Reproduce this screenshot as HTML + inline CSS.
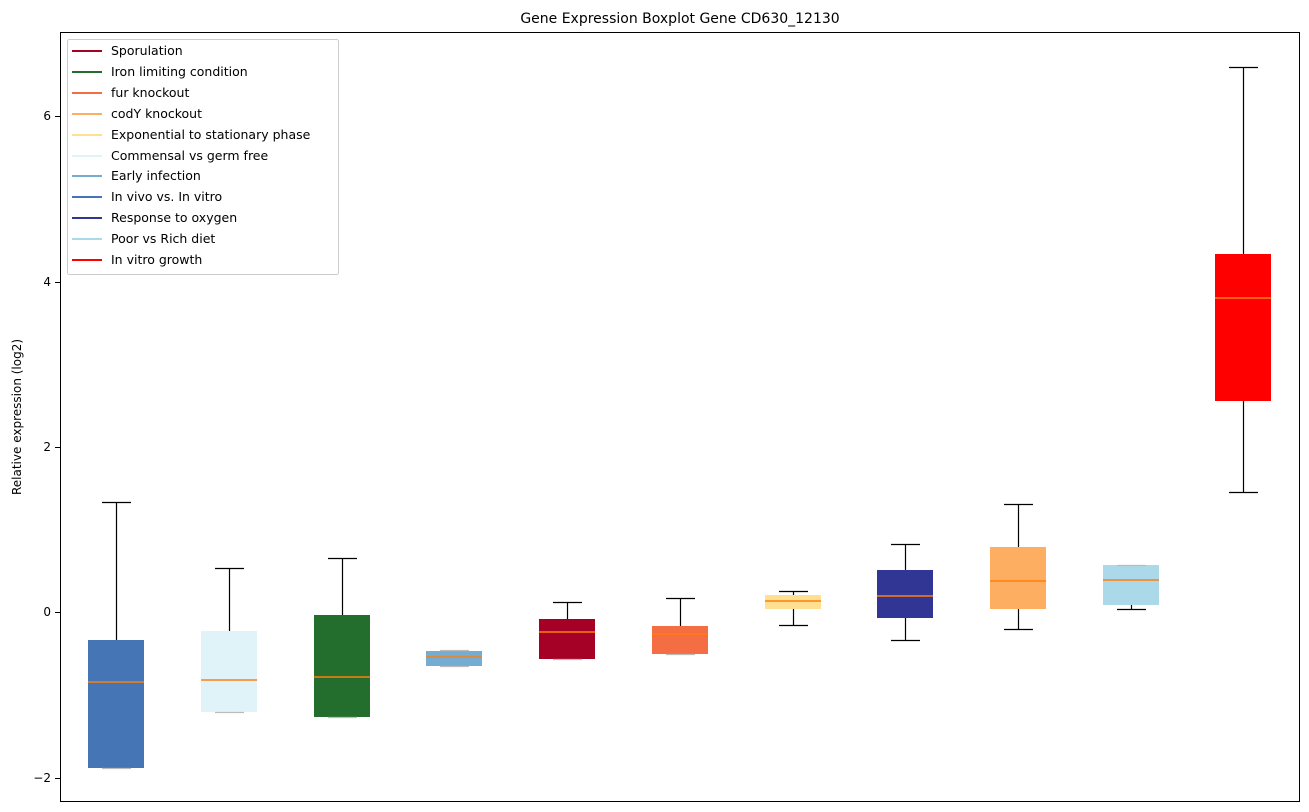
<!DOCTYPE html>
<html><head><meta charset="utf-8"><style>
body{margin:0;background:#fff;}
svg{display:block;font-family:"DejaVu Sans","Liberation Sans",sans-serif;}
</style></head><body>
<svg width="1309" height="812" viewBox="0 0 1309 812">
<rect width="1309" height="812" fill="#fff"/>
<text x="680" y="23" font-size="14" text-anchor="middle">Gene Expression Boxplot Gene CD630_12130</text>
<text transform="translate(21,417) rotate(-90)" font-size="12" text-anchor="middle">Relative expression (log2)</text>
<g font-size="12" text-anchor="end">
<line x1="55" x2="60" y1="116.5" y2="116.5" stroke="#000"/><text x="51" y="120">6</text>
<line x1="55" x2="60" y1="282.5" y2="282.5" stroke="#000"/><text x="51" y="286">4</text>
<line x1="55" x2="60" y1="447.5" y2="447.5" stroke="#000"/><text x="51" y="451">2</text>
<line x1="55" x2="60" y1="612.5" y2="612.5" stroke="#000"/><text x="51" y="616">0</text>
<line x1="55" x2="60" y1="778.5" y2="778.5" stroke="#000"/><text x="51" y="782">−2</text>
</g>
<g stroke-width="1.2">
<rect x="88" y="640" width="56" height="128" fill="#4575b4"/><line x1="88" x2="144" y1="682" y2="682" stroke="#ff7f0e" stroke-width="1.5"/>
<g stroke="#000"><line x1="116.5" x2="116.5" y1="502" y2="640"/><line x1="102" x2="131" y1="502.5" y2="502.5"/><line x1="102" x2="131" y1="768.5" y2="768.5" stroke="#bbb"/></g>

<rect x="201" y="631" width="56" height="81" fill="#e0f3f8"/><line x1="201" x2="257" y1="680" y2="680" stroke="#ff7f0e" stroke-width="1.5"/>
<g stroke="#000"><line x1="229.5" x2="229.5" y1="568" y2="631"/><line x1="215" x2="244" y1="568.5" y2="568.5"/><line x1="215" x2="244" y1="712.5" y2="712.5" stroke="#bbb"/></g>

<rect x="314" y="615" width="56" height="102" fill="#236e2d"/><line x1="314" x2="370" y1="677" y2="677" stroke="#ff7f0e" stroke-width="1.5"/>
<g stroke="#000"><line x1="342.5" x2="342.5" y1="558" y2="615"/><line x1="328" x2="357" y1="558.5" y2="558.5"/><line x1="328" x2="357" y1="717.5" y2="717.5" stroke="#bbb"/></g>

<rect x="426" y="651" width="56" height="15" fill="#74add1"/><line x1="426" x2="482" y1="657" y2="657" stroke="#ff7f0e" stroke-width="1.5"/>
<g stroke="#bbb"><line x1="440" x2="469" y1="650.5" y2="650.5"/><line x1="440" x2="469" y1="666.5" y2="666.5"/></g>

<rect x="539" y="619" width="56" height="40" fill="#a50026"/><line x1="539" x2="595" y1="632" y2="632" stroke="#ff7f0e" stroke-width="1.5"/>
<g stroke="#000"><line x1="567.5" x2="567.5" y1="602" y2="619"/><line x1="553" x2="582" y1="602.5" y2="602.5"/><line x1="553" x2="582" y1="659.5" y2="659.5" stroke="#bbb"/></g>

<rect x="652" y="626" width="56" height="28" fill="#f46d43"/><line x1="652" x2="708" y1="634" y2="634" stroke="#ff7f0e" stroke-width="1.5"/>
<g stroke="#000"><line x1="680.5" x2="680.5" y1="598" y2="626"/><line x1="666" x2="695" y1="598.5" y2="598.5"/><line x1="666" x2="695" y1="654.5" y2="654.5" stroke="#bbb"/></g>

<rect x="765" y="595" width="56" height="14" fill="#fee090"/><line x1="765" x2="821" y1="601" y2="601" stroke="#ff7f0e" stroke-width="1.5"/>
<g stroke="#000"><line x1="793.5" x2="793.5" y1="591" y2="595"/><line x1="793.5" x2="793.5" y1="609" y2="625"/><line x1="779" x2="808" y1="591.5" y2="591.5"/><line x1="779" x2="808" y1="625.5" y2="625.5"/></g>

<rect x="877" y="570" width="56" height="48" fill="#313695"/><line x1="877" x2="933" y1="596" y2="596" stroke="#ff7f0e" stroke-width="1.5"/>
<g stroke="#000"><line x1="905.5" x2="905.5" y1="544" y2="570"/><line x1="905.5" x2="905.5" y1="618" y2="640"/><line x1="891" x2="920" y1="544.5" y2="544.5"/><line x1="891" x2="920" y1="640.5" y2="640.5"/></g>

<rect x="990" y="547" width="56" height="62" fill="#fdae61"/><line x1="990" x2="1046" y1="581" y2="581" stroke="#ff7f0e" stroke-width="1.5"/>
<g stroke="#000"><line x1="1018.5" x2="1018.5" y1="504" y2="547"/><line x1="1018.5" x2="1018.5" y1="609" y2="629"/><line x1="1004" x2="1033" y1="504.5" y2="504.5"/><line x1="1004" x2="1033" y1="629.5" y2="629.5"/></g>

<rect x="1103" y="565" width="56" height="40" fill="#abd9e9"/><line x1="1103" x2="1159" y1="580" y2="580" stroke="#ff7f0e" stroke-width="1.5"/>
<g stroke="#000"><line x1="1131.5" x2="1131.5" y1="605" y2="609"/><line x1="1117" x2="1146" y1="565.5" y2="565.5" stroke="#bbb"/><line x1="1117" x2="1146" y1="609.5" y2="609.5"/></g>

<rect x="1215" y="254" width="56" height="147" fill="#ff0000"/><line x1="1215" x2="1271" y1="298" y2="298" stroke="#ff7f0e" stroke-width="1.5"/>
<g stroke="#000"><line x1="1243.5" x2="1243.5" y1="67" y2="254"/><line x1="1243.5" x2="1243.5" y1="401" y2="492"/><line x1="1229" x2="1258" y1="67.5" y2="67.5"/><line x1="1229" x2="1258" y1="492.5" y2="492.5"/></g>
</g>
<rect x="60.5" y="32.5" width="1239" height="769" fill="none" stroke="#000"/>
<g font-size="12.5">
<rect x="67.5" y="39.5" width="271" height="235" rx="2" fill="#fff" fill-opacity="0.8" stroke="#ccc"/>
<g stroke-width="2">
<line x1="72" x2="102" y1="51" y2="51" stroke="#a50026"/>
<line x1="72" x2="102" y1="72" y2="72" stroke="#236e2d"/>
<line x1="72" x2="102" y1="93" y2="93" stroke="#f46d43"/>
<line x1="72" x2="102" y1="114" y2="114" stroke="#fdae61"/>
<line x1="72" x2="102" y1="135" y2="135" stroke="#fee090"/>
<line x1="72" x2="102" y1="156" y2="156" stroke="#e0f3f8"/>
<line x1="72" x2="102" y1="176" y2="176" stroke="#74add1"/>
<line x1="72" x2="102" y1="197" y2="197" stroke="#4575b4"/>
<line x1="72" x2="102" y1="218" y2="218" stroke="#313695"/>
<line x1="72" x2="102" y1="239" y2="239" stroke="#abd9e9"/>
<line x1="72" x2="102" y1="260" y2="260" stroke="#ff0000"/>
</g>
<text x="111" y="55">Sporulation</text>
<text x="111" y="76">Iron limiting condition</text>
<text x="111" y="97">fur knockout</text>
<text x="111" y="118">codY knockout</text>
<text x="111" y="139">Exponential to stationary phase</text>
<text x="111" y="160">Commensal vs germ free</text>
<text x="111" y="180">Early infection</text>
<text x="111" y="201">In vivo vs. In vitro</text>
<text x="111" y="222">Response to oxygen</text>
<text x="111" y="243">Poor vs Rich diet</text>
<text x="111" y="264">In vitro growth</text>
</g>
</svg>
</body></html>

Problem description: Copy the whole listing above word for word but do not carry over the pictures.

Response to the exercise:
Reproduce this screenshot as HTML + inline CSS.
<!DOCTYPE html>
<html><head><meta charset="utf-8"><style>
body{margin:0;background:#fff;}
svg{display:block;font-family:"DejaVu Sans","Liberation Sans",sans-serif;}
</style></head><body>
<svg width="1309" height="812" viewBox="0 0 1309 812">
<rect width="1309" height="812" fill="#fff"/>
<text x="680" y="23" font-size="14" text-anchor="middle">Gene Expression Boxplot Gene CD630_12130</text>
<text transform="translate(21,417) rotate(-90)" font-size="12" text-anchor="middle">Relative expression (log2)</text>
<g font-size="12" text-anchor="end">
<line x1="55" x2="60" y1="116.5" y2="116.5" stroke="#000"/><text x="51" y="120">6</text>
<line x1="55" x2="60" y1="282.5" y2="282.5" stroke="#000"/><text x="51" y="286">4</text>
<line x1="55" x2="60" y1="447.5" y2="447.5" stroke="#000"/><text x="51" y="451">2</text>
<line x1="55" x2="60" y1="612.5" y2="612.5" stroke="#000"/><text x="51" y="616">0</text>
<line x1="55" x2="60" y1="778.5" y2="778.5" stroke="#000"/><text x="51" y="782">−2</text>
</g>
<g stroke-width="1.2">
<rect x="88" y="640" width="56" height="128" fill="#4575b4"/><line x1="88" x2="144" y1="682" y2="682" stroke="#ff7f0e" stroke-width="1.5"/>
<g stroke="#000"><line x1="116.5" x2="116.5" y1="502" y2="640"/><line x1="102" x2="131" y1="502.5" y2="502.5"/><line x1="102" x2="131" y1="768.5" y2="768.5" stroke="#bbb"/></g>

<rect x="201" y="631" width="56" height="81" fill="#e0f3f8"/><line x1="201" x2="257" y1="680" y2="680" stroke="#ff7f0e" stroke-width="1.5"/>
<g stroke="#000"><line x1="229.5" x2="229.5" y1="568" y2="631"/><line x1="215" x2="244" y1="568.5" y2="568.5"/><line x1="215" x2="244" y1="712.5" y2="712.5" stroke="#bbb"/></g>

<rect x="314" y="615" width="56" height="102" fill="#236e2d"/><line x1="314" x2="370" y1="677" y2="677" stroke="#ff7f0e" stroke-width="1.5"/>
<g stroke="#000"><line x1="342.5" x2="342.5" y1="558" y2="615"/><line x1="328" x2="357" y1="558.5" y2="558.5"/><line x1="328" x2="357" y1="717.5" y2="717.5" stroke="#bbb"/></g>

<rect x="426" y="651" width="56" height="15" fill="#74add1"/><line x1="426" x2="482" y1="657" y2="657" stroke="#ff7f0e" stroke-width="1.5"/>
<g stroke="#bbb"><line x1="440" x2="469" y1="650.5" y2="650.5"/><line x1="440" x2="469" y1="666.5" y2="666.5"/></g>

<rect x="539" y="619" width="56" height="40" fill="#a50026"/><line x1="539" x2="595" y1="632" y2="632" stroke="#ff7f0e" stroke-width="1.5"/>
<g stroke="#000"><line x1="567.5" x2="567.5" y1="602" y2="619"/><line x1="553" x2="582" y1="602.5" y2="602.5"/><line x1="553" x2="582" y1="659.5" y2="659.5" stroke="#bbb"/></g>

<rect x="652" y="626" width="56" height="28" fill="#f46d43"/><line x1="652" x2="708" y1="634" y2="634" stroke="#ff7f0e" stroke-width="1.5"/>
<g stroke="#000"><line x1="680.5" x2="680.5" y1="598" y2="626"/><line x1="666" x2="695" y1="598.5" y2="598.5"/><line x1="666" x2="695" y1="654.5" y2="654.5" stroke="#bbb"/></g>

<rect x="765" y="595" width="56" height="14" fill="#fee090"/><line x1="765" x2="821" y1="601" y2="601" stroke="#ff7f0e" stroke-width="1.5"/>
<g stroke="#000"><line x1="793.5" x2="793.5" y1="591" y2="595"/><line x1="793.5" x2="793.5" y1="609" y2="625"/><line x1="779" x2="808" y1="591.5" y2="591.5"/><line x1="779" x2="808" y1="625.5" y2="625.5"/></g>

<rect x="877" y="570" width="56" height="48" fill="#313695"/><line x1="877" x2="933" y1="596" y2="596" stroke="#ff7f0e" stroke-width="1.5"/>
<g stroke="#000"><line x1="905.5" x2="905.5" y1="544" y2="570"/><line x1="905.5" x2="905.5" y1="618" y2="640"/><line x1="891" x2="920" y1="544.5" y2="544.5"/><line x1="891" x2="920" y1="640.5" y2="640.5"/></g>

<rect x="990" y="547" width="56" height="62" fill="#fdae61"/><line x1="990" x2="1046" y1="581" y2="581" stroke="#ff7f0e" stroke-width="1.5"/>
<g stroke="#000"><line x1="1018.5" x2="1018.5" y1="504" y2="547"/><line x1="1018.5" x2="1018.5" y1="609" y2="629"/><line x1="1004" x2="1033" y1="504.5" y2="504.5"/><line x1="1004" x2="1033" y1="629.5" y2="629.5"/></g>

<rect x="1103" y="565" width="56" height="40" fill="#abd9e9"/><line x1="1103" x2="1159" y1="580" y2="580" stroke="#ff7f0e" stroke-width="1.5"/>
<g stroke="#000"><line x1="1131.5" x2="1131.5" y1="605" y2="609"/><line x1="1117" x2="1146" y1="565.5" y2="565.5" stroke="#bbb"/><line x1="1117" x2="1146" y1="609.5" y2="609.5"/></g>

<rect x="1215" y="254" width="56" height="147" fill="#ff0000"/><line x1="1215" x2="1271" y1="298" y2="298" stroke="#ff7f0e" stroke-width="1.5"/>
<g stroke="#000"><line x1="1243.5" x2="1243.5" y1="67" y2="254"/><line x1="1243.5" x2="1243.5" y1="401" y2="492"/><line x1="1229" x2="1258" y1="67.5" y2="67.5"/><line x1="1229" x2="1258" y1="492.5" y2="492.5"/></g>
</g>
<rect x="60.5" y="32.5" width="1239" height="769" fill="none" stroke="#000"/>
<g font-size="12.5">
<rect x="67.5" y="39.5" width="271" height="235" rx="2" fill="#fff" fill-opacity="0.8" stroke="#ccc"/>
<g stroke-width="2">
<line x1="72" x2="102" y1="51" y2="51" stroke="#a50026"/>
<line x1="72" x2="102" y1="72" y2="72" stroke="#236e2d"/>
<line x1="72" x2="102" y1="93" y2="93" stroke="#f46d43"/>
<line x1="72" x2="102" y1="114" y2="114" stroke="#fdae61"/>
<line x1="72" x2="102" y1="135" y2="135" stroke="#fee090"/>
<line x1="72" x2="102" y1="156" y2="156" stroke="#e0f3f8"/>
<line x1="72" x2="102" y1="176" y2="176" stroke="#74add1"/>
<line x1="72" x2="102" y1="197" y2="197" stroke="#4575b4"/>
<line x1="72" x2="102" y1="218" y2="218" stroke="#313695"/>
<line x1="72" x2="102" y1="239" y2="239" stroke="#abd9e9"/>
<line x1="72" x2="102" y1="260" y2="260" stroke="#ff0000"/>
</g>
<text x="111" y="55">Sporulation</text>
<text x="111" y="76">Iron limiting condition</text>
<text x="111" y="97">fur knockout</text>
<text x="111" y="118">codY knockout</text>
<text x="111" y="139">Exponential to stationary phase</text>
<text x="111" y="160">Commensal vs germ free</text>
<text x="111" y="180">Early infection</text>
<text x="111" y="201">In vivo vs. In vitro</text>
<text x="111" y="222">Response to oxygen</text>
<text x="111" y="243">Poor vs Rich diet</text>
<text x="111" y="264">In vitro growth</text>
</g>
</svg>
</body></html>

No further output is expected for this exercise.